肉芽腫とは、慢性的な炎症に基づいて生じる腫瘤です。種々の原因による慢性的な炎症によって、炎症細胞や線維芽細胞が集積し、毛細血管に富んだ線維からなる腫瘤が生じます。体内に長時間分解されずに存在する異物が慢性炎症の原因となり、生じるものを異物肉芽腫といいます。ヒアルロン酸であれば、ヒアルロニダーゼで溶解できますが、肉芽種に変身してしまったあとでは効果がありません。但し、この異物肉芽種の多くはヒアルロン酸ではない注入剤『溶けない』と謳われる製剤で生じるケースが殆どで、ヒアルロン酸製剤で発生することは非常に稀です。ですから、溶解することのできない製剤や粗悪なヒアルロン酸は使用せず、厚労省の承認取得済み等の安全なヒアルロン酸を取り扱っているかぎり、滅多に遭遇することはありません。被膜形成はいずれの注入剤、フィラーでも起こり得るもので、ヒアルロン酸周囲に被膜が形成されると、長期にわたって残存することになります。被膜形成は生体防御反応の一種であり、いつでも起こり得るものです。通常ヒアルロン酸は皮膚表面から触れた時にはっきりとした感触で、その形態を触れるように認知することはできませんが、被膜形成が生じると、生体内で異物の表面積を最小にしようとする反応から、形状が球体に変化しますので、球のように触れることが少なくありません。被膜内にヒアルロニダーゼを注入し、溶解すれば被膜自体も自然消失します。

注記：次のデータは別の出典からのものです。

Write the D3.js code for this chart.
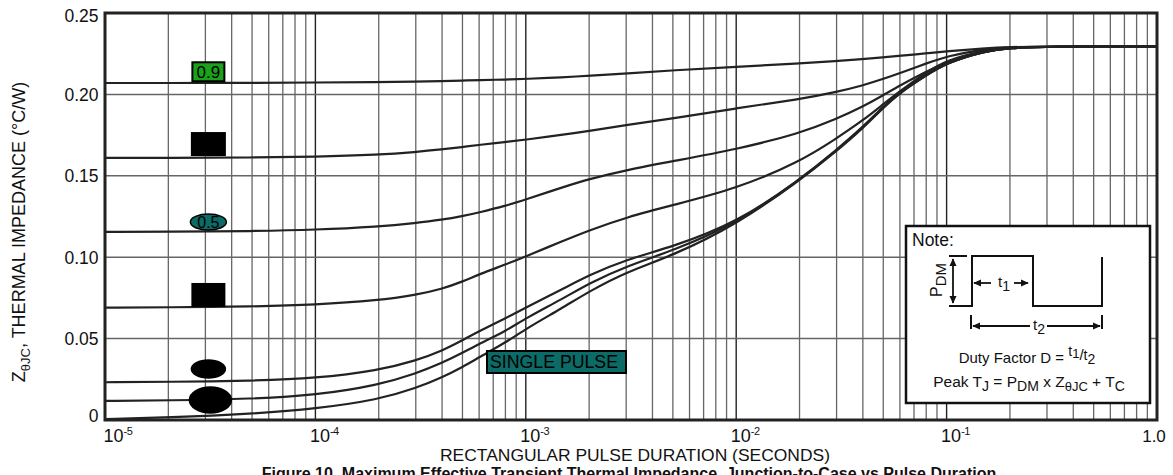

血行障害。もっとも重篤で、引き起こしてはいけない合併症です。これが生じる原因は主に二つです。血管内に直接注入して塞栓をおこすケースと、血管周囲への大量注入によって血管を圧迫する血流障害のケースです。前回も書いていますが、鈍針カニューラを使用していれば血管内に注入してしまう事は無い、というのは全くの間違いですから注意が必要です。鈍針カニューラにしろ、鋭針にしろ、注入部位の確かな『膨隆』を左手の指で触知、確認することが安全操作の基本です。入れているのに膨らんでこない、ヒアルロン酸がどこに行っているのか分からない、そんな時はまず、シリンジと針の接合部に漏れがないか確認し、なければ、速やかに針を戻すことが無難です。血管内注入による塞栓が発生すると、通常時と異なる強い痛みを訴える方が多い、という参考書の記載を見ることもありますが、はっきり言って全く参考にならないと思います。ファカルティ、指導医仲間、僕自身の経験、さまざまな体験談を聞いていますが、これらの合併症は何の前兆もなく本当に静かに発生します。万が一、塞栓なり血行障害が疑われた場合は直ちにヒアルロニダーゼを使用すること、リプルなど血流改善のための薬剤や処置を行い、経過をおっていきます。

どんなに安全運転を自分自身で心掛けていても、貰い事故は防ぎようがありません。症例数が増えれば一定の確立で、これらは起こりうること、と言うのを常に意識しておき、万が一疑わしいサインがあった場合、それを見逃がさず、被害を最小限に抑えることが肝要かと思います。